What has prompted the GAO's fears is that the traffic reductions may have downgraded airport congestion among government priorities. "Delays remain a pervasive problem," says the GAO, classifying airport capacity as "a major national issue".

The European Union should listen to what the GAO says because it is just as true on the eastern side of the Atlantic. In fact in both Europe and the USA it is true not only for airports, but for air traffic control capacity. There is no doubt that 11 September pushed the US economic downturn into a full-blown recession, but the cyclical downturn was well established before terrorists struck the World Trade Centre and the Pentagon.

Now, except for its continued presence in the depressed transatlantic traffic and domestic US airline figures, the 11 September effect is no longer clear in most of the world. To put it another way, in most parts of the global marketplace - even in aviation - it is getting more difficult each month to determine how much of the downturn al-Qaeda could claim to have caused and how much would have happened anyway. Global economic cycles are inevitable, and for several years financial pages all over the world had been warning that it was only a matter of time before the next recession arrived.

Cycles being cycles, it is only a matter of time before the upswing starts again. The manufacturers and the airlines will unquestionably rise to the challenge, but the infrastructure, under severe strain in Europe and the USA before the downturn, will almost certainly fail to do so. The only question is, how serious will the infrastructure shortfall be?

Eurocontrol figures make it clear that, a year ago, the still-fragmented European air traffic services (ATS) network was under-capacity. Now, with the year-on-year traffic downturn plus the fact that traffic is at low-season levels anyway, Europe's ATS providers are coping. Eurocontrol is well aware that things are not fine and the system cannot rest on its laurels, but the network of state owned airtraffic control systems remains subject, as do airports in the USA, to political funding and therefore political priorities. Governments both sides of the Atlantic have an absolutely unbroken history of ignoring ATS and airport needs until they are in crisis. This industry downturn, then, bodes ill for infrastructure needs. Instead of being used as a useful catch-up period, it is in danger of causing aviation infrastructure improvement to fall off government "to do" lists.

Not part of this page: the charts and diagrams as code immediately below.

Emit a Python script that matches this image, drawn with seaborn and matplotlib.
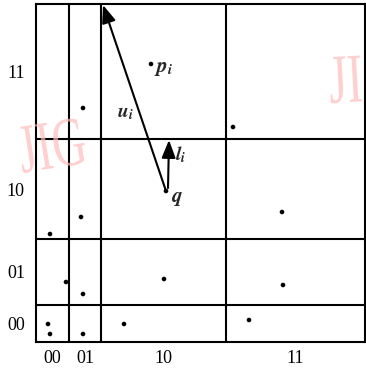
import numpy as np
import pandas as pd
import seaborn as sns
from matplotlib import pyplot as plt
from matplotlib.textpath import TextPath
from matplotlib.patches import PathPatch
from matplotlib.font_manager import FontProperties
from matplotlib.transforms import Affine2D, IdentityTransform

# cell boundaries of the partition
x_edges = [0, 33, 65, 190, 329]
y_edges = [0, 37, 103, 203, 338]
x_labels = ["00", "01", "10", "11"]
y_labels = ["00", "01", "10", "11"]

# data points
px = [115, 47, 197, 130, 14, 45, 30, 47, 12, 14, 47, 88, 128, 246, 247, 213]
py = [278, 234, 215, 151, 108, 125, 60, 48, 18, 8, 8, 18, 63, 130, 57, 22]

q = (130, 151)
u_tip = (67, 337)
l_tip = (133, 202)

sns.set_theme(style="white")
plt.rcParams["font.family"] = ["Liberation Serif", "DejaVu Serif"]
plt.rcParams["mathtext.fontset"] = "stix"

df = pd.DataFrame({"x": px, "y": py})

fig = plt.figure(figsize=(3.66, 3.70), dpi=100)
ax = fig.add_axes([36 / 366, 28 / 370, 329 / 366, 338 / 370])

sns.scatterplot(data=df, x="x", y="y", ax=ax, color="black", s=11,
                edgecolor="none", zorder=3)

# grid of the partition
for xe in x_edges[1:-1]:
    ax.axvline(xe, color="black", lw=1.5)
for ye in y_edges[1:-1]:
    ax.axhline(ye, color="black", lw=1.5)

ax.set_xlim(x_edges[0], x_edges[-1])
ax.set_ylim(y_edges[0], y_edges[-1])
for s in ax.spines.values():
    s.set_color("black")
    s.set_linewidth(1.5)

xc = [(a + b) / 2 for a, b in zip(x_edges[:-1], x_edges[1:])]
yc = [(a + b) / 2 for a, b in zip(y_edges[:-1], y_edges[1:])]
ax.set_xticks(xc, x_labels)
ax.set_yticks(yc, y_labels)
ax.tick_params(length=0, labelsize=13, colors="black")
ax.tick_params(axis="x", pad=6)
ax.tick_params(axis="y", pad=8)
ax.set_xlabel("")
ax.set_ylabel("")

# vectors
arrow = dict(arrowstyle="-|>,head_length=0.9,head_width=0.35", color="black",
             lw=1.5, shrinkA=0, shrinkB=0)
ax.annotate("", xy=u_tip, xytext=q, arrowprops=arrow)
ax.annotate("", xy=l_tip, xytext=(q[0] + 2, q[1] + 3), arrowprops=arrow)

ax.text(118, 273, r"$\mathbfit{p}_{\mathbfit{i}}$", fontsize=15, ha="left", va="center")
ax.text(81, 229, r"$\mathbfit{u}_{\mathbfit{i}}$", fontsize=14, ha="left", va="center")
ax.text(139, 187, r"$\mathbfit{l}_{\mathbfit{i}}$", fontsize=14, ha="left", va="center")
ax.text(135, 143, r"$\mathbfit{q}$", fontsize=15, ha="left", va="center")

# watermark, tall and narrow letters
for x0, y0, txt in [(22, 370 - 173, "JIG"), (330, 370 - 103, "JI")]:
    path = TextPath((0, 0), txt, size=1,
                    prop=FontProperties(family="Liberation Serif"))
    tr = Affine2D().scale(47, 70).rotate_deg(9 if txt == "JIG" else 3).translate(x0, y0)
    patch = PathPatch(path, transform=tr + IdentityTransform(),
                      facecolor="#ffbcbc", edgecolor="none", alpha=0.7, zorder=0)
    fig.patches.append(patch)
    patch.set_figure(fig)

fig.savefig("out.png", dpi=100)
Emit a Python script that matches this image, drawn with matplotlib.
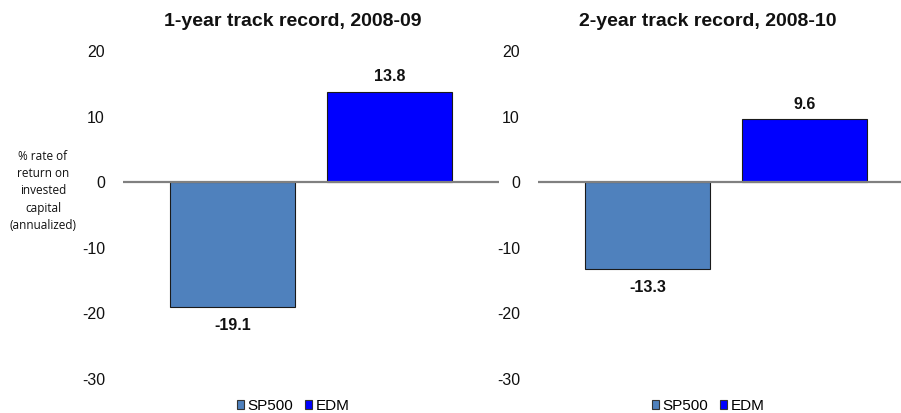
import matplotlib
matplotlib.use("Agg")
import matplotlib.pyplot as plt

plt.rcParams['font.family'] = ['Liberation Sans', 'DejaVu Sans']

series = ["SP500", "EDM"]
colors = ["#4F81BD", "#0000FF"]
titles = ["1-year track record, 2008-09", "2-year track record, 2008-10"]
returns_1yr = [-19.1, 13.8]
returns_2yr = [-13.3, 9.6]
yticks = [20, 10, 0, -10, -20, -30]
ylabel = "% rate of\nreturn on\ninvested\ncapital\n(annualized)"

W, H = 901, 413
fig = plt.figure(figsize=(W / 100, H / 100), dpi=100)

def px(x0, y_top, w, h):
    return [x0 / W, 1 - (y_top + h) / H, w / W, h / H]

panels = [
    (returns_1yr, titles[0], 123, 293),
    (returns_2yr, titles[1], 538, 708),
]

bar_w = 0.796
for values, title, x0, cx in panels:
    ax = fig.add_axes(px(x0, 51, 376, 328))
    ax.set_xlim(-0.698, 1.698)
    ax.set_ylim(-30, 20)
    ax.bar(range(len(series)), values, width=bar_w, color=colors,
           edgecolor="#1a1a1a", linewidth=0.8, label=series, zorder=2)
    ax.axhline(0, color="#808080", linewidth=1.6, zorder=3)
    for i, v in enumerate(values):
        off = 2.3 if v > 0 else -2.8
        ax.text(i, v + off, f"{v:.1f}", ha="center", va="center",
                fontsize=11.5, fontweight="bold", color="#111111")
    for s in ax.spines.values():
        s.set_visible(False)
    ax.set_xticks([])
    ax.set_yticks(yticks)
    ax.set_yticklabels([str(t) for t in yticks], fontsize=11.5, color="#111111")
    ax.tick_params(axis="y", length=0, pad=13)
    fig.text(cx / W, 1 - 22 / H, title, ha="center", va="center",
             fontsize=14, fontweight="bold", color="#111111")
    handles = [plt.Rectangle((0, 0), 1, 1, facecolor=c, edgecolor="#333333",
                             linewidth=0.8) for c in colors]
    ax.legend(handles, series, loc="center", ncol=2, frameon=False,
              bbox_to_anchor=(cx / W, 1 - 406 / H),
              bbox_transform=fig.transFigure, fontsize=11,
              handlelength=0.48, handleheight=0.48, handletextpad=0.2,
              columnspacing=0.8, borderpad=0)

fig.text(43 / W, 1 - 191 / H, ylabel, ha="center", va="center",
         fontsize=8.5, family=["Open Sans", "DejaVu Sans"], linespacing=1.42,
         color="#111111")

fig.savefig("out.png", dpi=100)
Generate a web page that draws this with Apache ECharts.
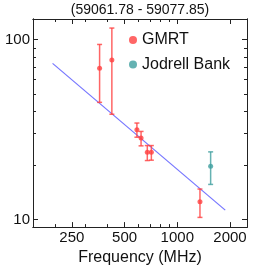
<!DOCTYPE html>
<html><head><meta charset="utf-8">
<script src="https://cdn.jsdelivr.net/npm/echarts@6/dist/echarts.min.js"></script>
<style>html,body{margin:0;padding:0;background:#fff}#c{width:266px;height:271px}</style>
</head><body><div id="c"></div>
<script>
const gmrtFreq = [360, 423, 588, 621, 674, 711, 1347];
const gmrtFlux = [69.2, 77.1, 31.6, 28.4, 23.7, 23.7, 12.6];
const gmrtLow  = [44.8, 38.5, 28.7, 25.7, 21.3, 21.4, 10.3];
const gmrtHigh = [93.9, 115.8, 34.4, 30.9, 25.8, 25.8, 14.8];
const jbFreq = [1550];
const jbFlux = [19.8];
const jbLow  = [15.7];
const jbHigh = [23.8];
const fitFreq = [194, 1878];
const fitFlux = [73.7, 11.3];
const xMajorTicks = [250, 500, 1000, 2000];
const xMinorTicks = [200, 300, 400, 600, 700, 800, 900];
const yMajorTicks = [10, 100];
const yMinorTicks = [20, 30, 40, 50, 60, 70, 80, 90];
const titleText = '(59061.78 - 59077.85)';
const xName = 'Frequency (MHz)';

const FONT = 'Liberation Sans, Arial, sans-serif';
const AX = '#222';
const RED = '#ff4040';
const TEAL = '#3f9f9f';

function xAx(pos, ticks, len, labels, name) {
  const a = {
    type: 'log', logBase: 10, min: 150, max: 2500, position: pos,
    axisLine: { show: true, onZero: false, lineStyle: { color: AX, width: 1 } },
    axisTick: { show: true, inside: true, length: len, customValues: ticks, lineStyle: { color: AX, width: 1 } },
    axisLabel: labels ? { show: true, customValues: labels, margin: 3, fontSize: 15, color: '#111', fontFamily: FONT, formatter: v => String(Math.round(v)) } : { show: false },
    splitLine: { show: false }, minorTick: { show: false }
  };
  if (name) {
    a.name = name; a.nameLocation = 'middle'; a.nameGap = 20;
    a.nameTextStyle = { fontSize: 16, color: '#111', fontFamily: FONT };
  }
  return a;
}
function yAx(pos, ticks, len, labels) {
  return {
    type: 'log', logBase: 10, min: 9.1, max: 130, position: pos,
    axisLine: { show: true, onZero: false, lineStyle: { color: AX, width: 1 } },
    axisTick: { show: true, inside: true, length: len, customValues: ticks, lineStyle: { color: AX, width: 1 } },
    axisLabel: labels ? { show: true, customValues: labels, margin: 3, fontSize: 15, color: '#111', fontFamily: FONT, formatter: v => String(Math.round(v)) } : { show: false },
    splitLine: { show: false }, minorTick: { show: false }
  };
}
function errSeries(name, freq, low, high, color) {
  return {
    type: 'custom', name: name, xAxisIndex: 0, yAxisIndex: 0, silent: true, z: 3,
    itemStyle: { color: color },
    data: freq.map((f, i) => [f, low[i], high[i]]),
    encode: { x: 0, y: [1, 2] },
    renderItem: function (params, api) {
      const x = api.value(0);
      const p1 = api.coord([x, api.value(1)]);
      const p2 = api.coord([x, api.value(2)]);
      const hw = 2.5;
      const st = { stroke: color, lineWidth: 1.5, opacity: 0.8 };
      return { type: 'group', children: [
        { type: 'line', shape: { x1: p1[0], y1: p1[1], x2: p2[0], y2: p2[1] }, style: st },
        { type: 'line', shape: { x1: p1[0] - hw, y1: p1[1], x2: p1[0] + hw, y2: p1[1] }, style: st },
        { type: 'line', shape: { x1: p2[0] - hw, y1: p2[1], x2: p2[0] + hw, y2: p2[1] }, style: st }
      ]};
    }
  };
}

const chart = echarts.init(document.getElementById('c'), null, { renderer: 'canvas' });
chart.setOption({
  animation: false,
  backgroundColor: '#fff',
  textStyle: { fontFamily: FONT },
  title: { text: titleText, left: 140, textAlign: 'center', top: 3, padding: 0,
    textStyle: { fontSize: 14, fontWeight: 'normal', color: '#111', fontFamily: FONT } },
  legend: {
    orient: 'vertical', left: 129, top: 32, padding: 0, itemGap: 8.5,
    itemWidth: 8, itemHeight: 8,
    textStyle: { fontSize: 16, color: '#111', fontFamily: FONT },
    data: [{ name: 'GMRT', icon: 'circle', itemStyle: { color: RED } },
           { name: 'Jodrell Bank', icon: 'circle', itemStyle: { color: TEAL } }]
  },
  grid: { left: 33, right: 19, top: 19, bottom: 40, containLabel: false },
  xAxis: [
    xAx('bottom', xMajorTicks, 5, xMajorTicks, xName),
    xAx('bottom', xMinorTicks, 3, null),
    xAx('top', xMajorTicks, 5, null),
    xAx('top', xMinorTicks, 3, null)
  ],
  yAxis: [
    yAx('left', yMajorTicks, 5, yMajorTicks),
    yAx('left', yMinorTicks, 3, null),
    yAx('right', yMajorTicks, 5, null),
    yAx('right', yMinorTicks, 3, null)
  ],
  series: [
    { type: 'scatter', name: 'GMRT', data: gmrtFreq.map((f, i) => [f, gmrtFlux[i]]),
      symbol: 'circle', symbolSize: 5, itemStyle: { color: RED }, z: 4 },
    { type: 'scatter', name: 'Jodrell Bank', data: jbFreq.map((f, i) => [f, jbFlux[i]]),
      symbol: 'circle', symbolSize: 5, itemStyle: { color: TEAL }, z: 4 },
    errSeries('GMRT', gmrtFreq, gmrtLow, gmrtHigh, RED),
    errSeries('Jodrell Bank', jbFreq, jbLow, jbHigh, TEAL),
    { type: 'line', name: 'fit', data: fitFreq.map((f, i) => [f, fitFlux[i]]), symbol: 'none',
      lineStyle: { color: '#7575ff', width: 1.2 }, z: 1, silent: true }
  ]
});
</script>
</body></html>
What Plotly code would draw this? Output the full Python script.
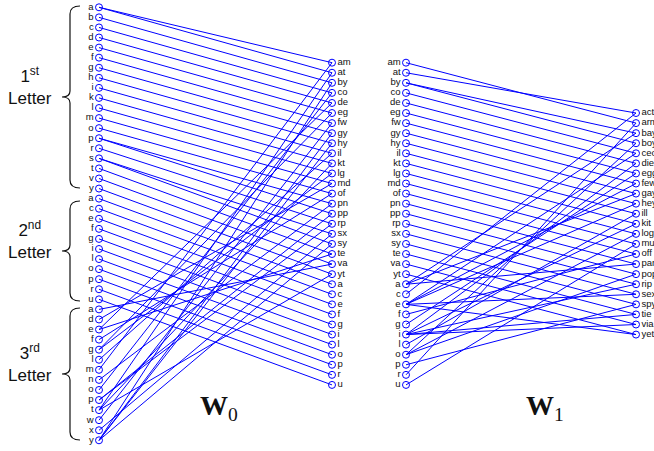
import plotly.graph_objects as go

# ---------------- data ----------------
first_letters = ["a", "b", "c", "d", "e", "f", "g", "h", "i", "k", "l", "m", "o", "p", "r", "s", "t", "v", "y"]
second_letters = ["a", "c", "e", "f", "g", "i", "l", "o", "p", "r", "u"]
third_letters = ["a", "d", "e", "f", "g", "l", "m", "n", "o", "p", "t", "w", "x", "y"]
bigrams = ["am", "at", "by", "co", "de", "eg", "fw", "gy", "hy", "il", "kt", "lg", "md", "of",
           "pn", "pp", "rp", "sx", "sy", "te", "va", "yt"]
words = ["act", "arm", "bay", "boy", "ceo", "die", "egg", "few", "gay", "hey", "ill", "kit",
         "log", "mud", "off", "pan", "pop", "rip", "sex", "spy", "tie", "via", "yet"]
group_titles = ["1<sup>st</sup><br>Letter", "2<sup>nd</sup><br>Letter", "3<sup>rd</sup><br>Letter"]
weight_titles = ["<b>W</b><sub>0</sub>", "<b>W</b><sub>1</sub>"]

# ---------------- layout helpers ----------------
W, H = 654, 451
SP = 10.07          # vertical node spacing (px)
YC = 223.8          # vertical centre of every column
COLX = [99, 332, 406, 636]
BLUE = "#0000ff"


def col_y(n):
    return [YC + (i - (n - 1) / 2) * SP for i in range(n)]


col1 = [("1", c) for c in first_letters] + [("2", c) for c in second_letters] + [("3", c) for c in third_letters]
col2 = [("b", b) for b in bigrams] + [("2", c) for c in second_letters]
col3 = list(col2)
col4 = [("w", w) for w in words]
cols = [col1, col2, col3, col4]
ys = [col_y(len(c)) for c in cols]
pos = [{node: (COLX[k], y) for node, y in zip(cols[k], ys[k])} for k in range(4)]

# edges W0: col1 -> col2
e0 = []
for b in bigrams:
    e0.append((("1", b[0]), ("b", b)))
    e0.append((("3", b[1]), ("b", b)))
for c in second_letters:
    e0.append((("2", c), ("2", c)))
# edges W1: col3 -> col4
e1 = []
for w in words:
    e1.append((("b", w[0] + w[2]), ("w", w)))
    e1.append((("2", w[1]), ("w", w)))

fig = go.Figure()


def add_edges(edges, a, b):
    xs, yv = [], []
    for s, t in edges:
        x0, y0 = pos[a][s]
        x1, y1 = pos[b][t]
        xs += [x0, x1, None]
        yv += [y0, y1, None]
    fig.add_trace(go.Scatter(x=xs, y=yv, mode="lines", line=dict(color=BLUE, width=1),
                             hoverinfo="skip", showlegend=False))


add_edges(e0, 0, 1)
add_edges(e1, 2, 3)

for k in range(4):
    fig.add_trace(go.Scatter(
        x=[COLX[k]] * len(cols[k]), y=ys[k], mode="markers+text",
        text=[n[1] for n in cols[k]],
        textposition="middle left" if k in (0, 2) else "middle right",
        textfont=dict(family="Liberation Sans, Arial", size=9.5, color="#111"),
        marker=dict(symbol="circle-open", size=7, color=BLUE, line=dict(width=1, color=BLUE)),
        cliponaxis=False, showlegend=False, hoverinfo="text"))

# braces and group titles
braces = [(6, 188), (201, 301), (308, 440)]
for (t, b), title in zip(braces, group_titles):
    m = (t + b) / 2
    path = (f"M 80,{t} Q 70,{t} 70,{t+8} L 70,{m-6} Q 70,{m} 62,{m} "
            f"Q 70,{m} 70,{m+6} L 70,{b-8} Q 70,{b} 80,{b}")
    fig.add_shape(type="path", path=path, xref="x", yref="y",
                  line=dict(color="#111", width=1.2))
    fig.add_annotation(x=30, y=m - 11, text=title, showarrow=False, xref="x", yref="y",
                       font=dict(family="Liberation Sans, Arial", size=17, color="#111"),
                       align="center")

for xw, t in zip([219, 545], weight_titles):
    fig.add_annotation(x=xw, y=407, text=t, showarrow=False, xref="x", yref="y",
                       font=dict(family="Liberation Serif, Times New Roman", size=28, color="#111"))

fig.update_layout(
    width=W, height=H, margin=dict(l=0, r=0, t=0, b=0),
    plot_bgcolor="white", paper_bgcolor="white",
    xaxis=dict(range=[0, W], visible=False, fixedrange=True),
    yaxis=dict(range=[H, 0], visible=False, fixedrange=True),
)
fig.write_html("out.html", config={"displayModeBar": False},
               post_script="document.body.style.margin='0';document.documentElement.style.overflow='hidden';")
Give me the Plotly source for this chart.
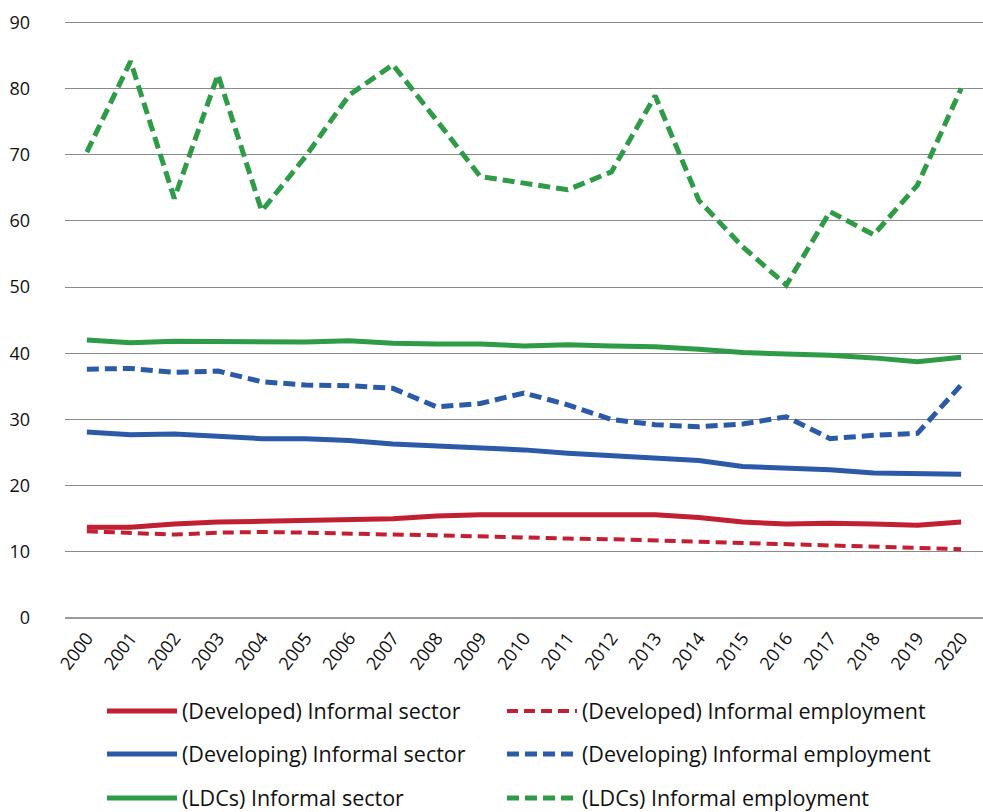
import plotly.graph_objects as go

years = [str(y) for y in range(2000, 2021)]

developed_sector = [13.7, 13.7, 14.2, 14.5, 14.6, 14.7, 14.8, 15.0, 15.4, 15.6, 15.6,
                    15.6, 15.5, 15.6, 15.2, 14.5, 14.2, 14.3, 14.2, 14.0, 14.5]
developed_employment = [13.1, 12.8, 12.6, 12.9, 13.0, 12.9, 12.7, 12.6, 12.5, 12.3, 12.2,
                        12.0, 11.9, 11.7, 11.6, 11.3, 11.1, 10.9, 10.8, 10.5, 10.4]
developing_sector = [28.1, 27.7, 27.8, 27.5, 27.1, 27.1, 26.8, 26.3, 26.0, 25.6, 25.4,
                     24.9, 24.5, 24.1, 23.8, 22.9, 22.6, 22.4, 21.9, 21.8, 21.7]
developing_employment = [37.6, 37.7, 37.1, 37.3, 35.7, 35.2, 35.1, 34.7, 31.9, 32.4, 34.0,
                         32.2, 30.0, 29.2, 28.9, 29.3, 30.4, 27.1, 27.6, 27.9, 35.2]
ldc_sector = [42.0, 41.6, 41.8, 41.8, 41.8, 41.7, 41.9, 41.5, 41.4, 41.4, 41.1,
              41.3, 41.1, 41.0, 40.6, 40.1, 39.9, 39.7, 39.3, 38.7, 39.4]
ldc_employment = [70.4, 84.1, 63.4, 82.1, 61.5, 69.7, 79.0, 83.6, 75.2, 66.7, 65.7,
                  64.7, 67.4, 78.9, 63.1, 56.1, 50.3, 61.4, 57.9, 65.4, 80.0]

names = ["(Developed) Informal sector", "(Developed) Informal employment",
         "(Developing) Informal sector", "(Developing) Informal employment",
         "(LDCs) Informal sector", "(LDCs) Informal employment"]
y_ticks = [0, 10, 20, 30, 40, 50, 60, 70, 80, 90]

RED, BLUE, GREEN = "#C21F32", "#2A5AA8", "#2E9B47"
FONT = "Open Sans"

series = [
    (developed_sector, RED, "solid", 5),
    (developed_employment, RED, "11px,6px", 4),
    (developing_sector, BLUE, "solid", 5),
    (developing_employment, BLUE, "12px,6px", 5),
    (ldc_sector, GREEN, "solid", 5),
    (ldc_employment, GREEN, "12px,6px", 5),
]

fig = go.Figure()
legend_ids = ["legend", "legend2", "legend3", "legend4", "legend5", "legend6"]
for i, (vals, col, dash, w) in enumerate(series):
    fig.add_trace(go.Scatter(
        x=years, y=vals, mode="lines", name=names[i],
        line=dict(color=col, dash=dash, width=w),
        legend=legend_ids[i],
    ))

col_x = [102, 502]
row_y = [711, 754, 798]
W, H = 983, 812
legend_layout = {}
for i, lid in enumerate(legend_ids):
    cx = col_x[i % 2]
    cy = row_y[i // 2]
    legend_layout[lid] = dict(
        xref="container", yref="container",
        x=cx / W, y=1 - cy / H, xanchor="left", yanchor="middle",
        orientation="h", itemwidth=70, bgcolor="rgba(0,0,0,0)",
        font=dict(family=FONT, size=21.5, color="#111"),
    )

fig.update_layout(
    width=W, height=H,
    margin=dict(l=65, r=0, t=19, b=194),
    plot_bgcolor="white", paper_bgcolor="white",
    font=dict(family=FONT, size=18, color="#111"),
    showlegend=True,
    xaxis=dict(
        type="category", range=[-0.5, 20.5], showgrid=False, showline=False,
        zeroline=False, ticks="", tickangle=-53, ticklabelstandoff=5,
        tickfont=dict(family=FONT, size=18, color="#111"),
    ),
    yaxis=dict(
        range=[0, 90.5], tickvals=y_ticks,
        showgrid=True, gridcolor="#8a8a8a", gridwidth=1.2,
        zeroline=True, zerolinecolor="#9a9a9a", zerolinewidth=2,
        showline=False, ticks="", ticklabelstandoff=34,
        tickfont=dict(family=FONT, size=18, color="#111"),
    ),
    **legend_layout,
)

fig.write_html("out.html", config={"displayModeBar": False},
               post_script="document.body.style.margin='0';")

If any politicians doubt that aviation will recover and naturally resume its steady growth rate, let them consider this: do they really believe that individual citizens, when the recession is over, will wish to reject their former lifestyle, which included increasingly frequent air travel? Do they really believe that, when business becomes vigorous again, executives and sales teams will not wish to travel to do the deals that, otherwise, their competitors would snatch from them? Do they doubt, as they fail to meet airport and ATS capacity shortages, that their nation's capacity to compete seriously on the global business stage will be harmed? Do they really believe that foreign investment, overseas companies and tourists will flood into their country when travel to and from it is becoming badly constrained?

Not only do people and businesses increasingly want to travel by air, but in doing so they learn about other countries, their people and their ways of living, thinking and doing business. In his statements summarising the International Civil Aviation Organisation's achievements during 2001, its president, Assad Kotaite, quoted from the preamble to the ICAO's 1945 Convention on International Civil Aviation, which included the lines: "The future development of international civil aviation can greatly help to create and preserve friendship and understanding among the nations and peoples of the worldÉto promote that co-operationÉupon which the peace of the world depends." The passage of 57 years has not altered that truth, so when politicians are tempted to shelve provision for the aviation sector's needs, they harm more than their nation's economy.